Au cours de cette mutinerie, plusieurs détenus ont été blessés, selon des sources proches de l'administration pénitentiaire contactées par l'AFP. Parmi les blessés : l'ancien Premier ministre, Inoni Ephraïm, et un ancien ministre, Urbain Olenguena Awono, pris pour cible par d'autres détenus.
Le problème anglophone est consubstantiel de la fondation de l’Etat du Cameroun. D’où des éruptions récurrentes, comme celle de 2016, fondées à l’origine sur des revendications sociales, voire corporatistes, qui se sont transformées en une crise politique aigüe, avant de basculer dans la violence armée que connaît le pays aujourd'hui. Depuis, les affrontements sont réguliers entre séparatistes et forces de défense et de sécurité, avec comme conséquences un chaos généralisé, des milliers de morts et de déplacés civils.
Selon les estimations de l’International Crisis Group, ces violences ont entraîné la mort de 1 850 personnes, et contraint plus d’un demi-million d’autres à abandonner leur domicile.
La mutinerie de ce lundi 22 juillet à la prison centrale de Yaoundé, intervient au moment où beaucoup s’interrogent sur le projet de dialogue initié par le chef de l’Etat Paul Biya en mai dernier.
Dans la foulée de cette annonce, le nouveau Premier ministre, Joseph Dion Nguté, lui-même anglophone, avait pourtant fait une tournée dans les régions anglophones, déclarant avec force qu’il était porteur d’un message de réconciliation.
Ce processus tarde cependant à prendre forme, et certains observateurs s’interrogent sur la volonté du pouvoir de mener à bien une telle initiative. Le récent projet de médiation de la confédération helvétique, semble avoir accouché d’une souris. D’ailleurs, nombre de Camerounais estiment que la résolution de ce conflit revient aux populations locales, sous l’égide éventuelle de l’Union africaine.
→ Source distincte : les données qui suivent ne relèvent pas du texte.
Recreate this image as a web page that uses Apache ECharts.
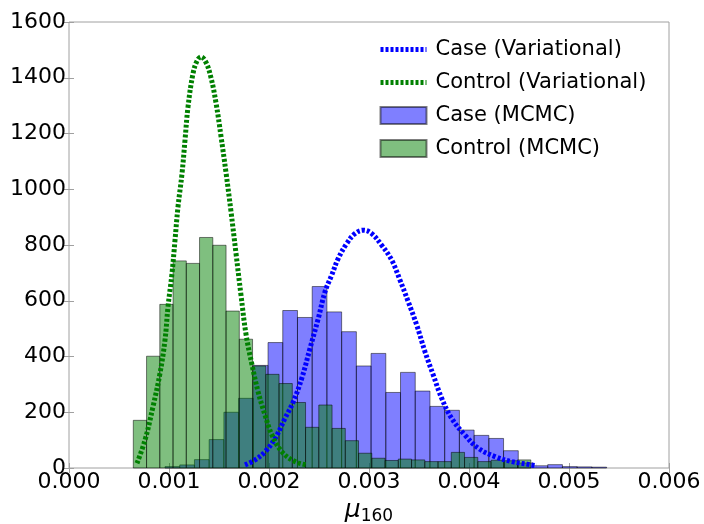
<!DOCTYPE html>
<html>
<head>
<meta charset="utf-8">
<script src="https://cdn.jsdelivr.net/npm/echarts@6/dist/echarts.min.js"></script>
<style>html,body{margin:0;padding:0;background:#fff}#c{width:704px;height:524px}</style>
</head>
<body>
<div id="c"></div>
<script>
// ---- data ----
const xTicks = [0, 0.001, 0.002, 0.003, 0.004, 0.005, 0.006];
const yTicks = [0, 200, 400, 600, 800, 1000, 1200, 1400, 1600];

// Case (MCMC) histogram: first bin edge, bin width, bin heights
const caseBinStart = 0.00096;
const caseBinWidth = 0.0001472;
const caseCounts = [5, 11, 30, 102, 200, 250, 368, 450, 565, 540, 651, 560, 489, 366, 411,
                    271, 343, 276, 221, 207, 136, 117, 106, 62, 18, 8, 12, 5, 4, 3];

// Control (MCMC) histogram
const controlBinStart = 0.000643;
const controlBinWidth = 0.0001325;
const controlCounts = [171, 401, 587, 743, 734, 827, 799, 563, 462, 366, 336, 303, 235, 146, 226,
                       142, 98, 53, 35, 27, 32, 29, 23, 23, 56, 38, 23, 28, 26, 29];

// Variational curves (x, density)
const controlVarX = [0.00068, 0.00076, 0.00084, 0.00091, 0.00096, 0.00099, 0.00103, 0.00106, 0.00109,
                     0.00113, 0.00116, 0.00119, 0.00124, 0.00128, 0.00132, 0.00137, 0.00142, 0.00147,
                     0.00152, 0.00157, 0.00162, 0.00167, 0.00172, 0.00177, 0.00183, 0.00189, 0.00196,
                     0.00203, 0.00213, 0.00226, 0.00238];
const controlVarY = [17, 100, 220, 340, 459, 578, 698, 817, 937,
                     1056, 1176, 1295, 1415, 1460, 1475, 1455, 1400, 1310,
                     1190, 1060, 920, 770, 620, 480, 370, 275, 190,
                     118, 58, 23, 11];
const caseVarX = [0.00176, 0.00186, 0.00196, 0.00206, 0.00216, 0.002243, 0.002327, 0.00241, 0.002493,
                  0.00256, 0.002627, 0.002693, 0.002777, 0.00286, 0.002943, 0.003027, 0.003127, 0.003227,
                  0.00331, 0.003393, 0.003477, 0.00356, 0.003643, 0.003727, 0.003827, 0.00396, 0.004093,
                  0.00426, 0.004427, 0.004593, 0.004677];
const caseVarY = [11, 29, 58, 106, 178, 238, 321, 429, 537,
                  632, 692, 752, 805, 841, 853, 841, 799, 746,
                  674, 596, 513, 417, 333, 250, 178, 118, 71,
                  41, 23, 13, 8];

const names = ['Case (Variational)', 'Control (Variational)', 'Case (MCMC)', 'Control (MCMC)'];

// ---- build ----
function histData(start, width, counts) {
  return counts.map((c, i) => [start + i * width, start + (i + 1) * width, c]);
}
function pairs(xs, ys) { return xs.map((x, i) => [x, ys[i]]); }

function histRender(fill) {
  return function (params, api) {
    const p0 = api.coord([api.value(0), api.value(2)]);
    const p1 = api.coord([api.value(1), 0]);
    return {
      type: 'rect',
      shape: { x: p0[0], y: p0[1], width: p1[0] - p0[0], height: p1[1] - p0[1] },
      style: { fill: fill, stroke: 'rgba(0,0,0,0.5)', lineWidth: 1 }
    };
  };
}

const FONT = 'DejaVu Sans';
const chart = echarts.init(document.getElementById('c'), null, { renderer: 'canvas' });
const axisGrey = '#a0a0a0';
const BLUE = '#0000ff', GREEN = '#008000';
const dotted = [3, 2];

chart.setOption({
  animation: false,
  backgroundColor: '#ffffff',
  grid: { left: 69, right: 35, top: 22, bottom: 56, show: true, borderColor: axisGrey, borderWidth: 1,
          containLabel: false, outerBoundsMode: 'none' },
  xAxis: [{
    type: 'value', min: xTicks[0], max: xTicks[xTicks.length - 1], interval: 0.001,
    axisLine: { show: false },
    axisTick: { show: true, inside: true, length: 5, lineStyle: { color: axisGrey } },
    splitLine: { show: false },
    axisLabel: { fontFamily: FONT, fontSize: 22, color: '#000', margin: 3, formatter: v => v.toFixed(3) },
    name: '{m|μ}{s|160}',
    nameLocation: 'middle', nameGap: 27,
    nameTextStyle: {
      rich: {
        m: { fontFamily: 'DejaVu Sans', fontStyle: 'italic', fontSize: 25, color: '#000' },
        s: { fontFamily: 'DejaVu Sans', fontSize: 17, color: '#000', padding: [12, 0, 0, 0] }
      }
    }
  }, {
    type: 'value', position: 'top', min: xTicks[0], max: xTicks[xTicks.length - 1], interval: 0.001,
    axisLine: { show: false }, axisLabel: { show: false }, splitLine: { show: false },
    axisTick: { show: true, inside: true, length: 5, lineStyle: { color: axisGrey } }
  }],
  yAxis: [{
    type: 'value', min: yTicks[0], max: yTicks[yTicks.length - 1], interval: 200,
    axisLine: { show: false },
    axisTick: { show: true, inside: true, length: 5, lineStyle: { color: axisGrey } },
    splitLine: { show: false },
    axisLabel: { fontFamily: FONT, fontSize: 22, color: '#000', margin: 3, formatter: v => String(v) }
  }, {
    type: 'value', position: 'right', min: yTicks[0], max: yTicks[yTicks.length - 1], interval: 200,
    axisLine: { show: false }, axisLabel: { show: false }, splitLine: { show: false },
    axisTick: { show: true, inside: true, length: 5, lineStyle: { color: axisGrey } }
  }],
  legend: {
    orient: 'vertical', left: 378, top: 39, itemWidth: 46, itemHeight: 17, itemGap: 12,
    padding: 0,
    textStyle: { fontFamily: FONT, fontSize: 21, color: '#000', lineHeight: 20, padding: [0, 0, 0, 4] },
    data: [
      { name: names[0], itemStyle: { opacity: 0 }, lineStyle: { color: BLUE, width: 5, type: dotted, cap: 'butt' } },
      { name: names[1], itemStyle: { opacity: 0 }, lineStyle: { color: GREEN, width: 5, type: dotted, cap: 'butt' } },
      { name: names[2], icon: 'rect' }, { name: names[3], icon: 'rect' }
    ]
  },
  series: [
    {
      name: names[2], type: 'custom', renderItem: histRender('rgba(0,0,255,0.5)'),
      encode: { x: [0, 1], y: 2 }, data: histData(caseBinStart, caseBinWidth, caseCounts), z: 1,
      itemStyle: { color: 'rgba(0,0,255,0.5)', borderColor: 'rgba(0,0,0,0.5)', borderWidth: 1 }
    },
    {
      name: names[3], type: 'custom', renderItem: histRender('rgba(0,128,0,0.5)'),
      encode: { x: [0, 1], y: 2 }, data: histData(controlBinStart, controlBinWidth, controlCounts), z: 2,
      itemStyle: { color: 'rgba(0,128,0,0.5)', borderColor: 'rgba(0,0,0,0.5)', borderWidth: 1 }
    },
    {
      name: names[0], type: 'line', data: pairs(caseVarX, caseVarY), smooth: 0.4, symbol: 'none', z: 5,
      itemStyle: { color: BLUE },
      lineStyle: { color: BLUE, width: 5, type: dotted, cap: 'butt' }
    },
    {
      name: names[1], type: 'line', data: pairs(controlVarX, controlVarY), smooth: 0.4, symbol: 'none', z: 5,
      itemStyle: { color: GREEN },
      lineStyle: { color: GREEN, width: 5, type: dotted, cap: 'butt' }
    }
  ]
});
</script>
</body>
</html>
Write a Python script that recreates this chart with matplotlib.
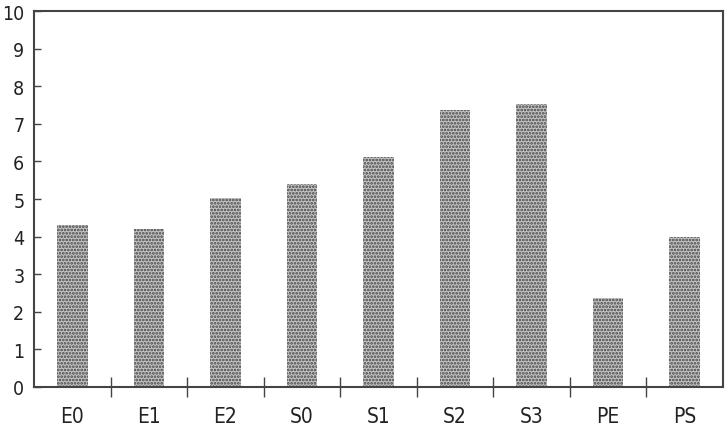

Quant aux séparatistes, ils en appellent surtout à l’ONU et aux Etats-Unis.
Dans ce conflit, la société civile peine à se faire entendre. Depuis de longs mois, l’Anglophone General Conference, présidée par le cardinal Christian Tumi, archevêque émérité de Douala, se heurte au refus des autorités de lui permettre d’organiser la « All Anglophone Conference », étape nécessaire à ses yeux pour un dialogue national de sortie de crise.
Ce conclave devrait réunir autour d’une même table et sans tabous, les anglophones de toutes tendances. « Nous devons discuter entre Camerounais, souligne Elie Smith, journaliste et coordonateur de l’Anglophone General Conference. Car, ajoute-t-il, la seule solution c’est le dialogue et non la violence. Nous soutenons d’ailleurs toute initiative intra-camerounaise destinée à nous conduire vers la paix. Et ce dialogue doit être inclusif et sans tabous. »
Mais quel est vraiment le problème anglophone, pourrait-on s’interroger légitimement. En janvier 2017, dans une tribune libre, David Abouem a Tchoyi, ancien gouverneur du nord-ouest, puis du sud-ouest, et l’un des meilleurs connaisseurs de la question, en a brillamment tracé les contours.
Au vu de la situation actuelle, l’on ne peut pas dire que David Abouem a Tchoyi ait été entendu. Rappelons qu’en dehors des régions anglophones, le Cameroun fait également face au terrorisme de Boko Haram dans le nord du pays, mais aussi à des tensions politiques issues de l’élection présidentielles d’octobre 2018.
Si ce scrutin a été officiellement remporté par Paul Biya, aujourd’hui âgé de 86 ans, et au pouvoir depuis 1982, les résultats sont contestés par Maurice Kamto, le leader du MRC, interpellé et écroué en janvier dernier, en même temps que des dizaines de ses partisans, suite à des marches de protestation. Il purge d'ailleurs sa peine dans la prison voisine de celle où s'est déroulée la mutinerie hier.